46. Et en partie à cause de la fixation de Acemoglu, Johnson et Robinson sur la démocratie, puisque le développement de l'Asie de l'Est n'était pas associé à la démocratie, pour l’essentiel. Mais bien sûr le parti-pris anti-Asie de l'Est de la pensée d’Acemoglu, Johnson et Robinson les précède.

47. Mais dans les années 1990, les économistes se sont engagés dans le débat sur le "modèle de l'Asie de l'Est", même si c’étaient seulement pour mettre en avant les aspects de marché de l'Asie de l'Est et minimiser ses aspects interventionnistes. Mais avec Acemoglu, Johnson et Robinson, l'Asie de l'Est a largement disparu de la réflexion macro-développementale dominante (jusqu'à récemment)

48. Ironiquement, l'orientation historique de Acemoglu, Johnson et Robinson a contribué au parti-pris anti-Asie de l'Est. Bien qu’ils aient introduit l’histoire non européenne dans le débat institutionnel, leur théorie est essentiellement construite à partir de lectures sur l’expérience de l’Europe occidentale, de l’Amérique latine et de l’Afrique.

49. Quand je regarde les antécédents qui, je le sais, ont influencé Acemoglu, Johnson et Robinson, je ne vois pas beaucoup de littérature asiatique, ni l’Asie de l’Est, ni l’Asie du Sud-Est (à l’exception peut-être de certains Scott ?), ni l’Asie du Sud, ni le Moyen-Orient.

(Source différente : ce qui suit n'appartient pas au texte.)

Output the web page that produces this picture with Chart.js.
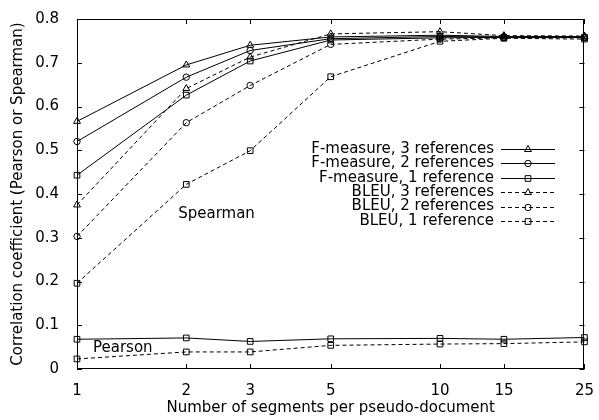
<!DOCTYPE html>
<html><head><meta charset="UTF-8"><title>Correlation coefficient vs segments per pseudo-document</title>
<style>
body { margin: 0; background: #fff; }
#wrap { width: 599px; height: 420px; }
</style>
<script src="https://cdn.jsdelivr.net/npm/chart.js"></script>
</head>
<body>
<div id="wrap"><canvas id="corrChart" width="599" height="420"></canvas></div>
<script>
// x values (number of segments per pseudo-document), log spaced on the axis
const segments = [1, 2, 3, 5, 10, 15, 25];
const yTickValues = [0, 0.1, 0.2, 0.3, 0.4, 0.5, 0.6, 0.7, 0.8];

// Spearman correlations
const fmeasure3 = [0.566, 0.695, 0.740, 0.759, 0.763, 0.760, 0.760];
const fmeasure2 = [0.520, 0.667, 0.728, 0.755, 0.760, 0.759, 0.759];
const fmeasure1 = [0.443, 0.626, 0.704, 0.752, 0.757, 0.758, 0.758];
const bleu3 = [0.375, 0.641, 0.713, 0.766, 0.771, 0.762, 0.761];
const bleu2 = [0.303, 0.563, 0.648, 0.742, 0.754, 0.757, 0.757];
const bleu1 = [0.196, 0.422, 0.499, 0.668, 0.749, 0.756, 0.754];

// Pearson correlations (1 reference)
const pearsonF1 = [0.068, 0.071, 0.063, 0.069, 0.070, 0.068, 0.072];
const pearsonB1 = [0.023, 0.039, 0.039, 0.054, 0.057, 0.058, 0.062];

const legendLabels = [
    'F-measure, 3 references',
    'F-measure, 2 references',
    'F-measure, 1 reference',
    'BLEU, 3 references',
    'BLEU, 2 references',
    'BLEU, 1 reference'
];

const DASH = [4, 3];

function serie(values, dashed, marker, label) {
    return {
        label: label,
        data: segments.map((s, i) => ({ x: s, y: values[i] })),
        borderColor: '#000',
        borderWidth: 1,
        borderDash: dashed ? DASH : [],
        pointStyle: marker,
        pointRadius: marker === 'circle' ? 3.2 : 4,
        pointBorderWidth: 1,
        pointBorderColor: '#000',
        pointBackgroundColor: 'rgba(0,0,0,0)',
        fill: false,
        clip: false,
        inLegend: !!label
    };
}

Chart.defaults.font.family = '"DejaVu Sans", sans-serif';
Chart.defaults.font.size = 15;
Chart.defaults.color = '#000';

// box, inward ticks on all four sides, free labels and the key
const framePlugin = {
    id: 'frame',
    afterDraw(chart) {
        const ctx = chart.ctx;
        const a = chart.chartArea;
        const xs = chart.scales.x, ys = chart.scales.y;
        const tl = 5;
        ctx.save();
        ctx.strokeStyle = '#000';
        ctx.lineWidth = 1;
        ctx.setLineDash([]);
        ctx.strokeRect(Math.round(a.left) + 0.5, Math.round(a.top) + 0.5,
            Math.round(a.right - a.left) - 1, Math.round(a.bottom - a.top) - 1);
        ctx.beginPath();
        segments.forEach(v => {
            const px = Math.round(xs.getPixelForValue(v)) + 0.5;
            ctx.moveTo(px, a.bottom); ctx.lineTo(px, a.bottom - tl);
            ctx.moveTo(px, a.top); ctx.lineTo(px, a.top + tl);
        });
        yTickValues.forEach(v => {
            const py = Math.round(ys.getPixelForValue(v)) + 0.5;
            ctx.moveTo(a.left, py); ctx.lineTo(a.left + tl, py);
            ctx.moveTo(a.right, py); ctx.lineTo(a.right - tl, py);
        });
        ctx.stroke();

        // text labels inside the plot
        ctx.fillStyle = '#000';
        ctx.font = '15px "DejaVu Sans", sans-serif';
        ctx.textBaseline = 'middle';
        ctx.textAlign = 'left';
        ctx.fillText('Spearman', xs.getPixelForValue(1.9), ys.getPixelForValue(0.354));
        ctx.fillText('Pearson', xs.getPixelForValue(1.107), ys.getPixelForValue(0.048));

        // key
        const keyRight = 494, rowTop = 149, rowStep = 14.4;
        const lineStart = 501, lineEnd = 555, markX = 528;
        let row = 0;
        chart.data.datasets.forEach(ds => {
            if (!ds.inLegend) return;
            const y = rowTop + row * rowStep;
            ctx.textAlign = 'right';
            ctx.fillText(ds.label, keyRight, y);
            ctx.setLineDash(ds.borderDash);
            ctx.beginPath();
            ctx.moveTo(lineStart, Math.round(y) + 0.5);
            ctx.lineTo(lineEnd, Math.round(y) + 0.5);
            ctx.stroke();
            ctx.setLineDash([]);
            ctx.fillStyle = 'rgba(0,0,0,0)';
            Chart.helpers.drawPoint(ctx, {
                pointStyle: ds.pointStyle, radius: ds.pointRadius,
                borderWidth: 1, rotation: 0
            }, markX, Math.round(y) + 0.5);
            ctx.fillStyle = '#000';
            row++;
        });
        ctx.restore();
    }
};

const ctx = document.getElementById('corrChart').getContext('2d');
const chart = new Chart(ctx, {
    type: 'line',
    data: {
        datasets: [
            serie(fmeasure3, false, 'triangle', legendLabels[0]),
            serie(fmeasure2, false, 'circle', legendLabels[1]),
            serie(fmeasure1, false, 'rect', legendLabels[2]),
            serie(bleu3, true, 'triangle', legendLabels[3]),
            serie(bleu2, true, 'circle', legendLabels[4]),
            serie(bleu1, true, 'rect', legendLabels[5]),
            serie(pearsonF1, false, 'rect', null),
            serie(pearsonB1, true, 'rect', null)
        ]
    },
    options: {
        responsive: false,
        animation: false,
        layout: { padding: { top: 16, right: 13, left: 0, bottom: 0 } },
        plugins: {
            legend: { display: false },
            tooltip: { enabled: false }
        },
        scales: {
            x: {
                type: 'logarithmic',
                min: 1,
                max: 25,
                grid: { display: false },
                border: { display: false },
                afterBuildTicks: scale => { scale.ticks = segments.map(v => ({ value: v })); },
                afterFit: scale => { scale.height = 51; },
                ticks: {
                    autoSkip: false,
                    maxRotation: 0,
                    padding: 5,
                    callback: v => String(v)
                },
                title: {
                    display: true,
                    text: 'Number of segments per pseudo-document',
                    padding: { top: 0, bottom: 3 }
                }
            },
            y: {
                min: 0,
                max: 0.8,
                grid: { display: false },
                border: { display: false },
                afterBuildTicks: scale => { scale.ticks = yTickValues.map(v => ({ value: v })); },
                afterFit: scale => { scale.width = 77; },
                ticks: {
                    padding: 10,
                    callback: v => String(Math.round(v * 10) / 10)
                },
                title: {
                    display: true,
                    text: 'Correlation coefficient (Pearson or Spearman)',
                    padding: { top: 9, bottom: 0 }
                }
            }
        }
    },
    plugins: [framePlugin]
});
</script>
</body></html>
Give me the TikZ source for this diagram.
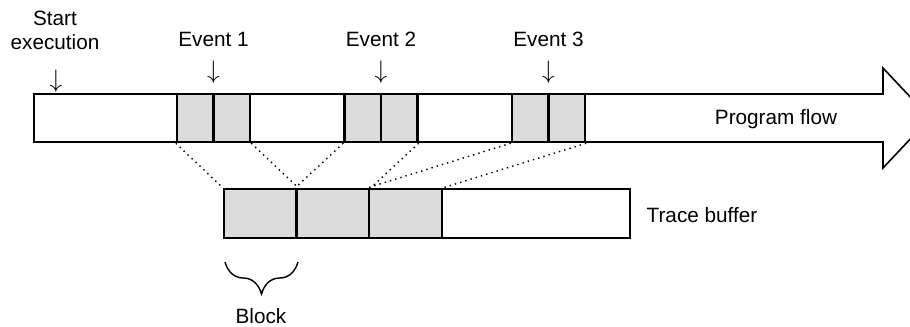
\documentclass[tikz,border=0pt]{standalone}
\usepackage{fontspec}
\setmainfont{Liberation Sans}
\usetikzlibrary{decorations.pathreplacing}

\begin{document}
\begin{tikzpicture}[x=0.02cm,y=-0.02cm,font=\fontsize{11.8}{13.6}\selectfont,
  evt/.style={draw,line width=1.4pt,fill=black!14,minimum width=1.46cm,minimum height=0.96cm,inner sep=0pt},
  down/.style={font=\fontsize{14}{14}\selectfont},
  link/.style={line width=0.8pt,dash pattern=on 0.8pt off 2.3pt}]
\useasboundingbox (0,0) rectangle (910,326);
% program flow arrow
\draw[line width=0.9pt] (34,94) -- (883,94) -- (883,68) -- (930,118) -- (883,168) -- (883,142) -- (34,142) -- cycle;
\node (flow) at (776,119) {Program flow};
\node[align=center] (start) at (55,30) {Start\\execution};
\node[down] (sarr) at (56,81) {$\downarrow$};
\foreach \n/\x in {1/213.5,2/381,3/548.5} {
    \node[evt] (e\n) at (\x,118) {};
    \draw[line width=1.4pt] (e\n.north) -- (e\n.south);
    \node[down] (a\n) at (\x,72) {$\downarrow$};
    \node (l\n) at (\x,39) {Event \n};
}
% trace buffer
\node[draw,line width=1.3pt,minimum width=8.12cm,minimum height=0.98cm,inner sep=0pt] (buf) at (427,213.5) {};
\foreach \n/\x in {1/260.5,2/333,3/405.5}
    \node[evt,minimum height=0.98cm] (b\n) at (\x,213.5) {};
\node (tb) at (702,215) {Trace buffer};
\foreach \n in {1,2,3} {
    \draw[link] (e\n.south west) -- (b\n.north west);
    \draw[link] (e\n.south east) -- (b\n.north east);
}
\draw[line width=0.8pt,decorate,decoration={brace,mirror,amplitude=0.64cm}] (225,262) -- (298,262);
\node (blk) at (261,316) {Block};
\end{tikzpicture}
\end{document}
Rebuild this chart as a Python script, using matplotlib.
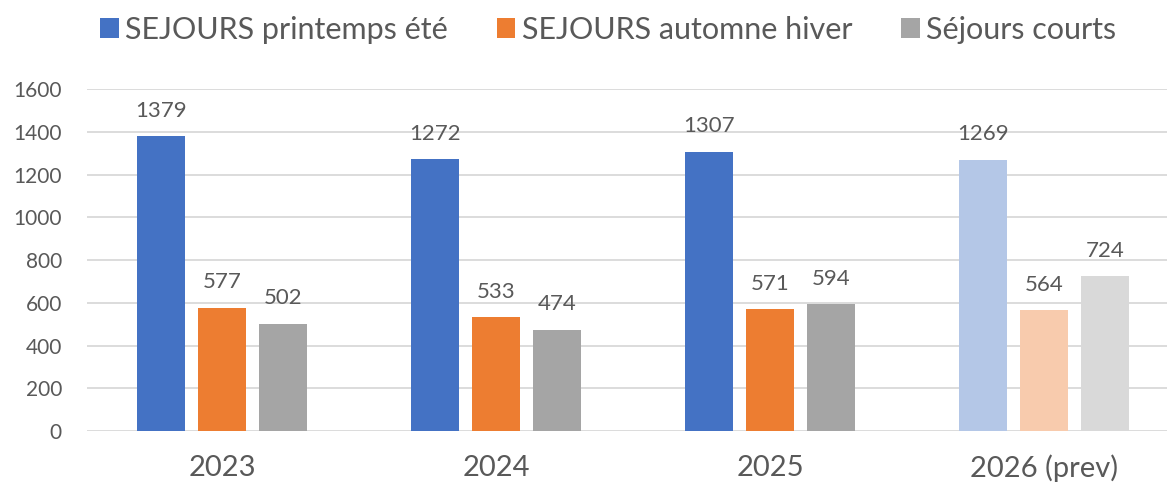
import matplotlib
matplotlib.use("Agg")
import matplotlib.pyplot as plt
from matplotlib.patches import Patch
import numpy as np

categories = ["2023", "2024", "2025", "2026 (prev)"]
series_names = ["SEJOURS printemps été", "SEJOURS automne hiver", "Séjours courts"]
printemps_ete = [1379, 1272, 1307, 1269]
automne_hiver = [577, 533, 571, 564]
sejours_courts = [502, 474, 594, 724]
y_ticks = [0, 200, 400, 600, 800, 1000, 1200, 1400, 1600]

colors_main = ["#4472C4", "#ED7D31", "#A5A5A5"]
colors_prev = ["#B4C7E7", "#F8CBAD", "#D9D9D9"]
text_color = "#595959"
font = ["Lato", "DejaVu Sans"]

W, H = 1167, 488
fig = plt.figure(figsize=(W / 100, H / 100), dpi=100)
left_px, right_px, top_px, bottom_px = 87, 1167, 89, 431
ax = fig.add_axes([left_px / W, (H - bottom_px) / H, (right_px - left_px) / W, (bottom_px - top_px) / H])

x = np.arange(len(categories))
width = 0.175
offsets = [-0.222, 0.0, 0.224]
all_series = [printemps_ete, automne_hiver, sejours_courts]
for s, (vals, off) in enumerate(zip(all_series, offsets)):
    cols = [colors_prev[s] if i == len(categories) - 1 else colors_main[s] for i in range(len(categories))]
    bars = ax.bar(x + off, vals, width, color=cols, zorder=3)
    for b, v in zip(bars, vals):
        ax.annotate(str(v), (b.get_x() + b.get_width() / 2, v), xytext=(0, 11),
                    textcoords="offset points", ha="center", va="bottom",
                    fontsize=16, color=text_color, family=font)

ax.set_ylim(0, 1600)
ax.set_yticks(y_ticks)
ax.set_xlim(-0.493, -0.493 + (right_px - left_px) / 274)
ax.set_xticks(x)
ax.set_xticklabels(categories)
for sp in ax.spines.values():
    sp.set_visible(False)
ax.grid(axis="y", color="#D9D9D9", linewidth=1.3, zorder=0)
ax.tick_params(axis="y", length=0, pad=18, labelsize=15, labelcolor=text_color)
ax.tick_params(axis="x", length=0, pad=17, labelsize=21, labelcolor=text_color)
for lab in ax.get_yticklabels() + ax.get_xticklabels():
    lab.set_family(font)

handles = [Patch(facecolor=c, edgecolor="none") for c in colors_main]
leg = fig.legend(handles, series_names, loc="center", bbox_to_anchor=(608 / W, 1 - 30 / H),
                 ncol=3, frameon=False, handlelength=0.62, handleheight=0.62, handletextpad=0.2,
                 columnspacing=1.6, borderpad=0, prop={"family": font, "size": 22})
for t in leg.get_texts():
    t.set_color(text_color)

fig.savefig("out.png", dpi=100)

50. Why Nations Fail dans son essai bibliographique mentionne les auteurs classiques de l’État développementiste d’Asie de l’Est (Johnson, Haggard, Wade et Amsden), mais je ne vois vraiment pas beaucoup d’influence de cette littérature dans une grande partie de leur travail, jusqu’à récemment, et plus encore chez Robinson.

51. L’orientation Europe occidentale-Amériques-Afrique d’Acemoglu, Johnson et Robinson ne se manifeste pas seulement dans leur travail, mais aussi dans leur citation des marxistes ! Ils citent Brenner, Wallerstein, André Gunder Frank, Eric Williams et Walter Rodney, mais pas Samir Amin ou Amiya Kumar Bagchi. […] »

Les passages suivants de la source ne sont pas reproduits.